Since Imperial’s Professor Danny Altmann claimed three weeks ago, based on a recent paper from his university, that Omicron does not provide natural immunity against reinfection, this claim has been repeated around the world and become an accepted part of the Covid narrative, frightening people into believing the pandemic may never be over. Professor Altmann wrote in the Guardian:
Rather than a wall of immunity arising from vaccinations and previous infections, we are seeing wave after wave of new cases and a rapidly growing burden of long-term disease…
Importantly, Omicron infection was a poor booster of immunity to further Omicron infections.

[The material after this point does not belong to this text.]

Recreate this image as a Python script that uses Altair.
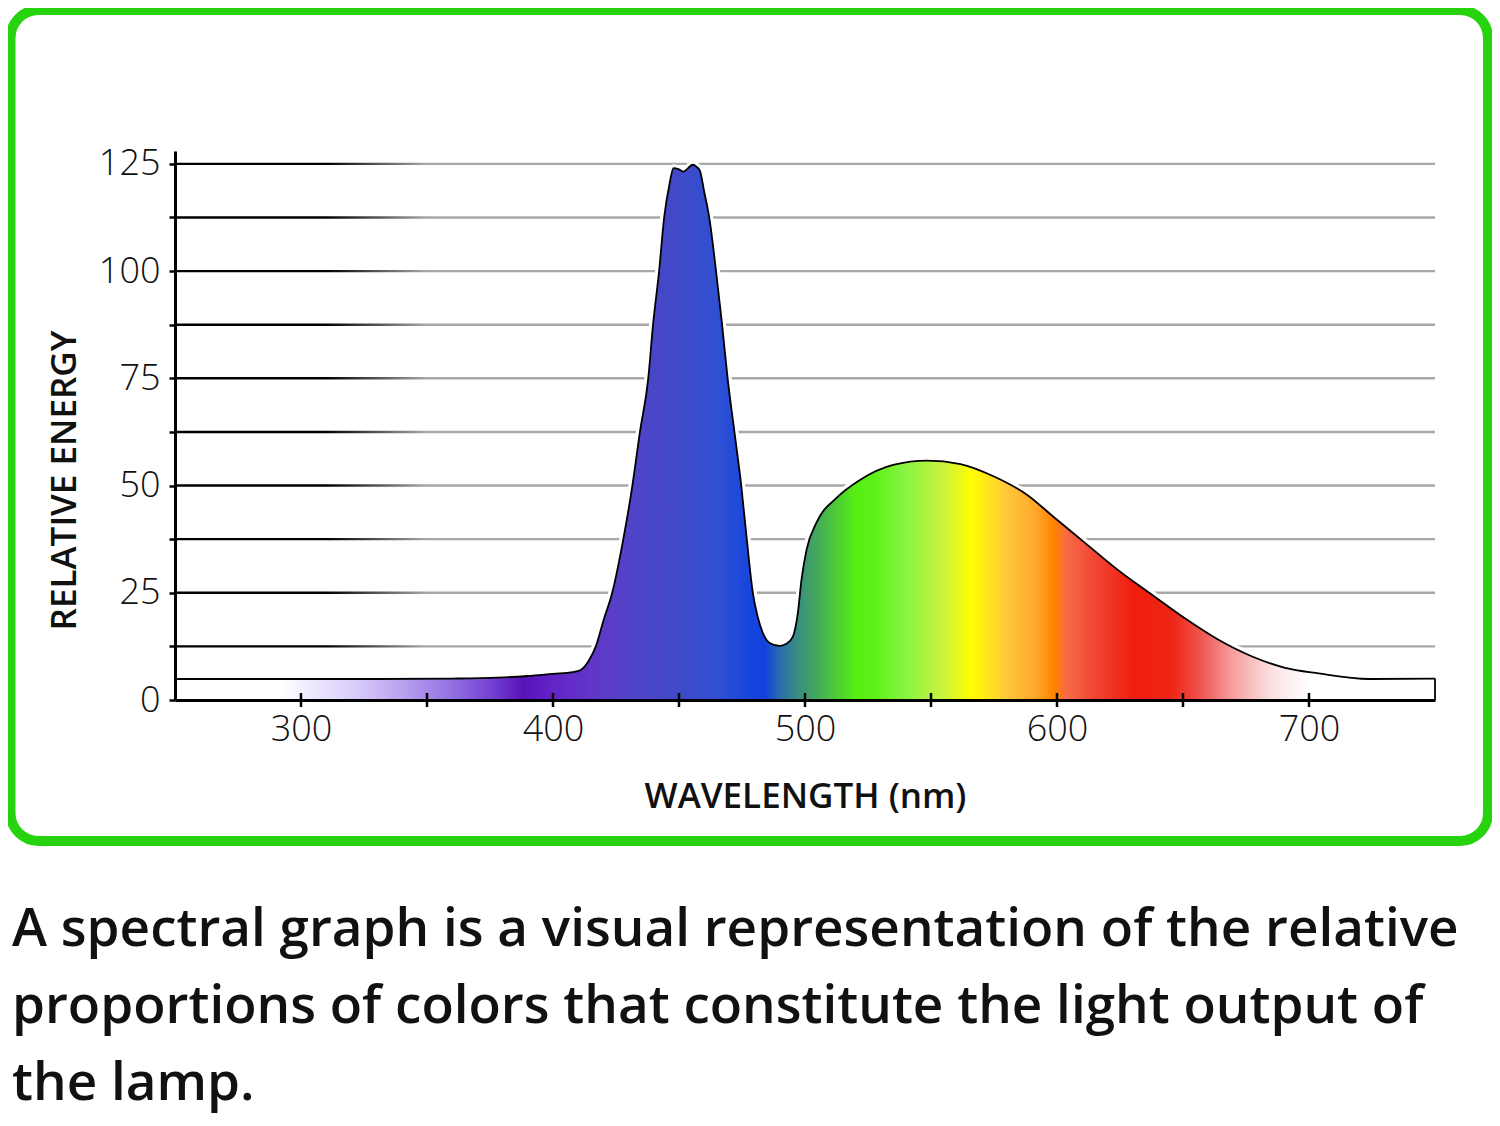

It is a kind of stealth virus that gets in under the radar without doing too much to alert immune defences. Even having had Omicron, we’re not well protected from further infections…
Contrary to the myth that we are sliding into a comfortable evolutionary relationship with a common-cold-like, friendly virus, this is more like being trapped on a rollercoaster in a horror film.
At the Daily Sceptic we pointed out that Professor Altmann’s interpretation of the paper’s findings was flawed and not in line with what it said or showed. The paper actually did show a robust immune response following Omicron infection.
Now, two new studies from Qatar provide real-world evidence of the power of natural immunity against Omicron.
The first study looked at all confirmed SARS-CoV-2 infections in Qatar from February 2020 to June 2022, comparing Covid incidence and severity among those with and without a previous infection (all in the study were unvaccinated). The pre-print study (not yet peer-reviewed) found that pre-Omicron Covid provided 85.5% protection (CI: 84.8-86.2%) against pre-Omicron reinfection, though waning to around 70% after about a year and a half. This is in line with earlier studies.
Against Omicron reinfection, a pre-Omicron infection provided 38.1% protection (CI: 36.3-39.8%), though declined with time possibly to negligible levels after a year and a half.
Importantly, pre-Omicron infection provided very high protection of 97.3% (CI: 94.9- 98.6%) against severe, critical, or fatal COVID-19 reinfection by both Omicron and pre-Omicron Covid, with no evidence of waning after 14 months. While Qatar’s population is younger than most, a very similar result of 95.4% protection was found for the over-50s, again with no evidence of waning. This suggests that Covid quickly becomes like a circulating cold after the population has had it once.
But what about Omicron reinfection after an initial Omicron infection – what protection does that provide? Professor Altmann claims the immune response following an Omicron infection is negligible and Omicron is a “stealth virus” that evades immunity and doesn’t protect against reinfection. However, the second study from Qatar shows this is not true at all.
The pre-print (not yet peer-reviewed) used a test-negative, case-control design to look at infections in Qatar between May 7th and July 4th 2022, with particular attention give to the period June 8th to July 4th when Omicron BA.4 and BA.5 dominated. It found that an initial Omicron infection against BA.4 and BA.5 reinfection provided 79.7% protection (CI: 74.3-83.9%), not far off the protection of pre-Omicron infection against pre-Omicron reinfection found in the first study (85.5%). The study also found that an initial pre-Omicron infection provided 28.3% protection (CI: 11.4-41.9%) against BA.4 or BA.5 reinfection, broadly in line with the first study (given the later time and newer variants).
Professor Altmann and others who claim Omicron infection does not provide immunity against reinfection are therefore spreading misinformation by exaggerating the threat from the virus and downplaying the prospects for population immunity and moving on from the pandemic.
The authors of the second study say there were too few serious cases to draw any conclusions about protection from severe disease and death. However, considering the 80% protection against reinfection, there is no reason to think the protection an Omicron infection provides against serious disease will not, as with pre-Omicron infection in the first study, be similarly robust and long lasting.